::: Input :::

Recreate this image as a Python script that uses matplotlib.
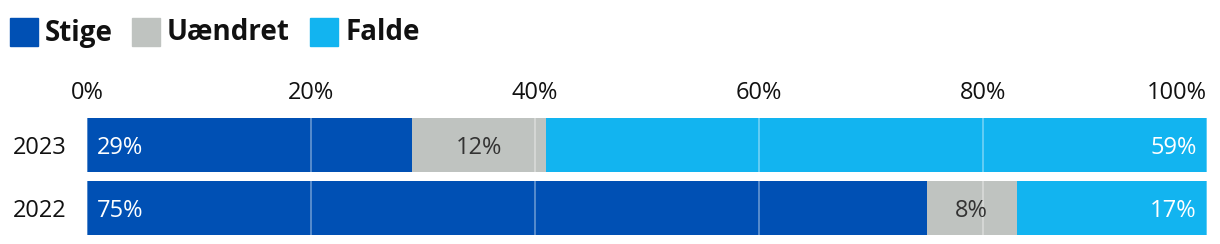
import matplotlib
matplotlib.use("Agg")
import matplotlib.pyplot as plt
from matplotlib.patches import Rectangle

plt.rcParams['font.family'] = ['Open Sans', 'DejaVu Sans']

# data
years = ['2023', '2022']
stige = [29, 75]
uaendret = [12, 8]
falde = [59, 17]
series_names = ['Stige', 'Uændret', 'Falde']
colors = ['#0050B4', '#BFC3C0', '#12B4F0']
label_colors = ['white', '#333333', 'white']
ticks = [0, 20, 40, 60, 80, 100]

W, H = 1220, 244
fig = plt.figure(figsize=(W / 100, H / 100), dpi=100)
ax = fig.add_axes([87 / W, 1 - 239.5 / H, 1120 / W, 126 / H])

ypos = list(range(len(years)))
left = [0] * len(years)
for vals, col in zip([stige, uaendret, falde], colors):
    ax.barh(ypos, vals, left=left, height=54 / 63, color=col, zorder=2)
    left = [l + v for l, v in zip(left, vals)]

# value labels
for i in ypos:
    ax.text(0.9, i, f'{stige[i]}%', color=label_colors[0], fontsize=17,
            va='center_baseline', ha='left', zorder=4)
    ax.text(stige[i] + uaendret[i] / 2, i, f'{uaendret[i]}%', color=label_colors[1],
            fontsize=17, va='center_baseline', ha='center', zorder=4)
    ax.text(100 - 0.9, i, f'{falde[i]}%', color=label_colors[2], fontsize=17,
            va='center_baseline', ha='right', zorder=4)

ax.set_xlim(0, 100)
ax.set_ylim(len(years) - 0.5, -0.5)
ax.set_xticks(ticks)
ax.set_xticklabels([f'{t}%' for t in ticks], fontsize=17, color='#111111')
ax.set_yticks(ypos)
ax.set_yticklabels(years, fontsize=17, color='#111111')
ax.xaxis.tick_top()
ax.tick_params(axis='x', length=0, pad=6)
ax.tick_params(axis='y', length=0, pad=15)
# last tick label flush with the right edge
ax.xaxis.get_major_ticks()[-1].label2.set_horizontalalignment('right')
for s in ax.spines.values():
    s.set_visible(False)

ax.set_axisbelow(False)
ax.grid(axis='x', color='white', alpha=0.4, linewidth=1.2, zorder=3)
ax.grid(axis='y', visible=False)

# legend
legend_x = [10, 132, 310]
for name, col, x in zip(series_names, colors, legend_x):
    fig.patches.append(Rectangle((x / W, 1 - 46 / H), 28 / W, 28 / H,
                                 transform=fig.transFigure, color=col))
    fig.text((x + 35) / W, 1 - 33 / H, name, fontsize=20, fontweight='bold',
             va='center', ha='left', color='#111111')

fig.savefig('out.png', dpi=100)
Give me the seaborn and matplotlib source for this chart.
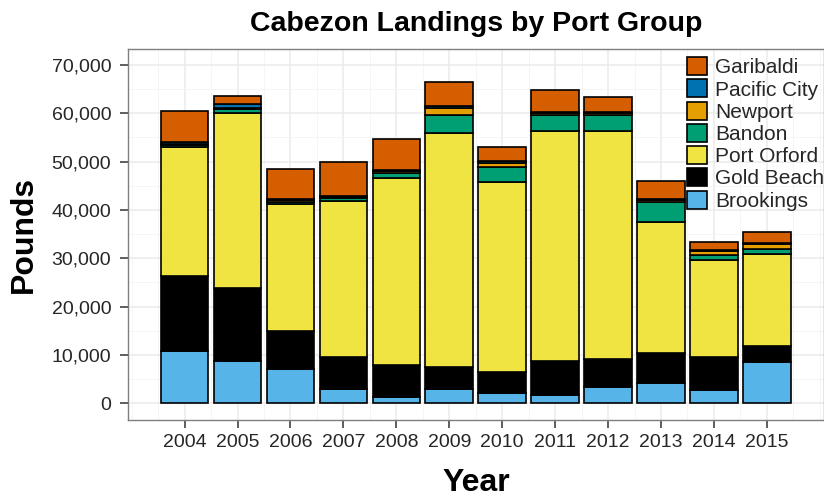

:::

> _Task requirements_:
Go from the first line of the listing to the line holding "ax = fig.add_axes([87" and, please, transcribe those lines exactly, both included, with no pictures.

> _Solution_:
Recreate this image as a Python script that uses matplotlib.
import matplotlib
matplotlib.use("Agg")
import matplotlib.pyplot as plt
from matplotlib.patches import Rectangle

plt.rcParams['font.family'] = ['Open Sans', 'DejaVu Sans']

# data
years = ['2023', '2022']
stige = [29, 75]
uaendret = [12, 8]
falde = [59, 17]
series_names = ['Stige', 'Uændret', 'Falde']
colors = ['#0050B4', '#BFC3C0', '#12B4F0']
label_colors = ['white', '#333333', 'white']
ticks = [0, 20, 40, 60, 80, 100]

W, H = 1220, 244
fig = plt.figure(figsize=(W / 100, H / 100), dpi=100)
ax = fig.add_axes([87 / W, 1 - 239.5 / H, 1120 / W, 126 / H])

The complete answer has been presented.